**Available data**:
** Start **
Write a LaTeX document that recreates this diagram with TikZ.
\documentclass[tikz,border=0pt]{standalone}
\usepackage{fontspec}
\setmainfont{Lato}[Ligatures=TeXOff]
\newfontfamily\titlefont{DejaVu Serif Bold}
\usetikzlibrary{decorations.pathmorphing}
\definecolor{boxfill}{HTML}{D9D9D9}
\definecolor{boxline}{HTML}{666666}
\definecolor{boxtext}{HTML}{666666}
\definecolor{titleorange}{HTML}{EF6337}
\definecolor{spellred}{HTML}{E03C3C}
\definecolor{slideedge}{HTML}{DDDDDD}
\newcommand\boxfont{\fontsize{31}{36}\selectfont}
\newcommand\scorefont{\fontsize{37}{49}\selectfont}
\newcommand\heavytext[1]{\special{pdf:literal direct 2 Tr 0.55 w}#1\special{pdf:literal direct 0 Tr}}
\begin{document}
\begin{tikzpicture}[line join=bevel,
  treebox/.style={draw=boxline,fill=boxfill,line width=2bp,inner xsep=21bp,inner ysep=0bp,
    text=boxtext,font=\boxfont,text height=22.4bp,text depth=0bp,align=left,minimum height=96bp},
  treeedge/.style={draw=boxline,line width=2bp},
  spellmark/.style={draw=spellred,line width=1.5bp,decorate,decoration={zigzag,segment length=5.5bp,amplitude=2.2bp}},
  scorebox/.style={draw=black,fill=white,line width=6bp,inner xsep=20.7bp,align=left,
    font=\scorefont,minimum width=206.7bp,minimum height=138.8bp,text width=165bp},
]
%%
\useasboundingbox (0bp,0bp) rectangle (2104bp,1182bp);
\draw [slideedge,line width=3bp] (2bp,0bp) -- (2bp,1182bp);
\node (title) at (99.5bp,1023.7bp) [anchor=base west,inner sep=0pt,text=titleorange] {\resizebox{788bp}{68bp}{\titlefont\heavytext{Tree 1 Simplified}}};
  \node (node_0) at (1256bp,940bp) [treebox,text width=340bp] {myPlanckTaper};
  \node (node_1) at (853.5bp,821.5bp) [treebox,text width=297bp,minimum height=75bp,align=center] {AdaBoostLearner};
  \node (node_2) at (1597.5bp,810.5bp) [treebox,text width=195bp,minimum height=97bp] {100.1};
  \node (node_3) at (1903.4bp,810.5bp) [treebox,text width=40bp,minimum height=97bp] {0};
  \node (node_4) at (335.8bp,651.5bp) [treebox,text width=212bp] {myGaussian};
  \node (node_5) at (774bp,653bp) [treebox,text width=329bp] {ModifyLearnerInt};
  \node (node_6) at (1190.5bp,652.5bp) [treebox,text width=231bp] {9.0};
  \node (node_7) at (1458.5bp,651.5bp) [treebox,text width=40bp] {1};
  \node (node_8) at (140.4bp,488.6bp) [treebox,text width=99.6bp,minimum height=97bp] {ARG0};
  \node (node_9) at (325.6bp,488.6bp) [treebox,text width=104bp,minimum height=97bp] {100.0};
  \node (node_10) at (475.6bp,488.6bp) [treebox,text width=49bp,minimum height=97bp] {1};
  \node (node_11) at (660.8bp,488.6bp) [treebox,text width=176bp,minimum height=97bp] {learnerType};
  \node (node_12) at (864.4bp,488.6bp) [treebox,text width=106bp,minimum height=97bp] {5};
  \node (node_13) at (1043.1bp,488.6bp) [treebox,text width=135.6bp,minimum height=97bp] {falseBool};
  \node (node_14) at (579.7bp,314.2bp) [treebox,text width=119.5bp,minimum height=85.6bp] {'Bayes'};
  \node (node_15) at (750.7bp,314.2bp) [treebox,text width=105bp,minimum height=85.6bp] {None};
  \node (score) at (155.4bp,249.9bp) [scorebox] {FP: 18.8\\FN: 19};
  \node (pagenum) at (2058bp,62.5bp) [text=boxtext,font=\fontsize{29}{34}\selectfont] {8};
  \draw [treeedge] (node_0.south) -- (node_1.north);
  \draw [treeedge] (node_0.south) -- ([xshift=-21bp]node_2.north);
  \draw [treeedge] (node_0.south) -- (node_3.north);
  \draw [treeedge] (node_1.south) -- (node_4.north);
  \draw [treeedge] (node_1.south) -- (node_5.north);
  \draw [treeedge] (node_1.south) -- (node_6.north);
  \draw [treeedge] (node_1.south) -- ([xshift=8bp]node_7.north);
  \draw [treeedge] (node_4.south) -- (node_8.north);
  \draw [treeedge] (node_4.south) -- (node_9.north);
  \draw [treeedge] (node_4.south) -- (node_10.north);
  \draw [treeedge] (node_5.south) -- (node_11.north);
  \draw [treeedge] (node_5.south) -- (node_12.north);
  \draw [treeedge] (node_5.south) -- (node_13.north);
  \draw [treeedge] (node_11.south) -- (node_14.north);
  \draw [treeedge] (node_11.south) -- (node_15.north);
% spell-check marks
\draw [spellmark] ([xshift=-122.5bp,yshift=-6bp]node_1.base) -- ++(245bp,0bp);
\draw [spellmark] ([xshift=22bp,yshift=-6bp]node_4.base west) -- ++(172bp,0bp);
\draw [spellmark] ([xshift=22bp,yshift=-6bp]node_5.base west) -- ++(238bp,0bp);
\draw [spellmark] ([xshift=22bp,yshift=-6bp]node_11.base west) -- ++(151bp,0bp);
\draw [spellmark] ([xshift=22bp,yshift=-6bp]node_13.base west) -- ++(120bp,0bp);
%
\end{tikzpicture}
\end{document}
** End **
**Your goal**: Write down the full listing again, exactly.

**Exercise result**:
Write a LaTeX document that recreates this diagram with TikZ.
\documentclass[tikz,border=0pt]{standalone}
\usepackage{fontspec}
\setmainfont{Lato}[Ligatures=TeXOff]
\newfontfamily\titlefont{DejaVu Serif Bold}
\usetikzlibrary{decorations.pathmorphing}
\definecolor{boxfill}{HTML}{D9D9D9}
\definecolor{boxline}{HTML}{666666}
\definecolor{boxtext}{HTML}{666666}
\definecolor{titleorange}{HTML}{EF6337}
\definecolor{spellred}{HTML}{E03C3C}
\definecolor{slideedge}{HTML}{DDDDDD}
\newcommand\boxfont{\fontsize{31}{36}\selectfont}
\newcommand\scorefont{\fontsize{37}{49}\selectfont}
\newcommand\heavytext[1]{\special{pdf:literal direct 2 Tr 0.55 w}#1\special{pdf:literal direct 0 Tr}}
\begin{document}
\begin{tikzpicture}[line join=bevel,
  treebox/.style={draw=boxline,fill=boxfill,line width=2bp,inner xsep=21bp,inner ysep=0bp,
    text=boxtext,font=\boxfont,text height=22.4bp,text depth=0bp,align=left,minimum height=96bp},
  treeedge/.style={draw=boxline,line width=2bp},
  spellmark/.style={draw=spellred,line width=1.5bp,decorate,decoration={zigzag,segment length=5.5bp,amplitude=2.2bp}},
  scorebox/.style={draw=black,fill=white,line width=6bp,inner xsep=20.7bp,align=left,
    font=\scorefont,minimum width=206.7bp,minimum height=138.8bp,text width=165bp},
]
%%
\useasboundingbox (0bp,0bp) rectangle (2104bp,1182bp);
\draw [slideedge,line width=3bp] (2bp,0bp) -- (2bp,1182bp);
\node (title) at (99.5bp,1023.7bp) [anchor=base west,inner sep=0pt,text=titleorange] {\resizebox{788bp}{68bp}{\titlefont\heavytext{Tree 1 Simplified}}};
  \node (node_0) at (1256bp,940bp) [treebox,text width=340bp] {myPlanckTaper};
  \node (node_1) at (853.5bp,821.5bp) [treebox,text width=297bp,minimum height=75bp,align=center] {AdaBoostLearner};
  \node (node_2) at (1597.5bp,810.5bp) [treebox,text width=195bp,minimum height=97bp] {100.1};
  \node (node_3) at (1903.4bp,810.5bp) [treebox,text width=40bp,minimum height=97bp] {0};
  \node (node_4) at (335.8bp,651.5bp) [treebox,text width=212bp] {myGaussian};
  \node (node_5) at (774bp,653bp) [treebox,text width=329bp] {ModifyLearnerInt};
  \node (node_6) at (1190.5bp,652.5bp) [treebox,text width=231bp] {9.0};
  \node (node_7) at (1458.5bp,651.5bp) [treebox,text width=40bp] {1};
  \node (node_8) at (140.4bp,488.6bp) [treebox,text width=99.6bp,minimum height=97bp] {ARG0};
  \node (node_9) at (325.6bp,488.6bp) [treebox,text width=104bp,minimum height=97bp] {100.0};
  \node (node_10) at (475.6bp,488.6bp) [treebox,text width=49bp,minimum height=97bp] {1};
  \node (node_11) at (660.8bp,488.6bp) [treebox,text width=176bp,minimum height=97bp] {learnerType};
  \node (node_12) at (864.4bp,488.6bp) [treebox,text width=106bp,minimum height=97bp] {5};
  \node (node_13) at (1043.1bp,488.6bp) [treebox,text width=135.6bp,minimum height=97bp] {falseBool};
  \node (node_14) at (579.7bp,314.2bp) [treebox,text width=119.5bp,minimum height=85.6bp] {'Bayes'};
  \node (node_15) at (750.7bp,314.2bp) [treebox,text width=105bp,minimum height=85.6bp] {None};
  \node (score) at (155.4bp,249.9bp) [scorebox] {FP: 18.8\\FN: 19};
  \node (pagenum) at (2058bp,62.5bp) [text=boxtext,font=\fontsize{29}{34}\selectfont] {8};
  \draw [treeedge] (node_0.south) -- (node_1.north);
  \draw [treeedge] (node_0.south) -- ([xshift=-21bp]node_2.north);
  \draw [treeedge] (node_0.south) -- (node_3.north);
  \draw [treeedge] (node_1.south) -- (node_4.north);
  \draw [treeedge] (node_1.south) -- (node_5.north);
  \draw [treeedge] (node_1.south) -- (node_6.north);
  \draw [treeedge] (node_1.south) -- ([xshift=8bp]node_7.north);
  \draw [treeedge] (node_4.south) -- (node_8.north);
  \draw [treeedge] (node_4.south) -- (node_9.north);
  \draw [treeedge] (node_4.south) -- (node_10.north);
  \draw [treeedge] (node_5.south) -- (node_11.north);
  \draw [treeedge] (node_5.south) -- (node_12.north);
  \draw [treeedge] (node_5.south) -- (node_13.north);
  \draw [treeedge] (node_11.south) -- (node_14.north);
  \draw [treeedge] (node_11.south) -- (node_15.north);
% spell-check marks
\draw [spellmark] ([xshift=-122.5bp,yshift=-6bp]node_1.base) -- ++(245bp,0bp);
\draw [spellmark] ([xshift=22bp,yshift=-6bp]node_4.base west) -- ++(172bp,0bp);
\draw [spellmark] ([xshift=22bp,yshift=-6bp]node_5.base west) -- ++(238bp,0bp);
\draw [spellmark] ([xshift=22bp,yshift=-6bp]node_11.base west) -- ++(151bp,0bp);
\draw [spellmark] ([xshift=22bp,yshift=-6bp]node_13.base west) -- ++(120bp,0bp);
%
\end{tikzpicture}
\end{document}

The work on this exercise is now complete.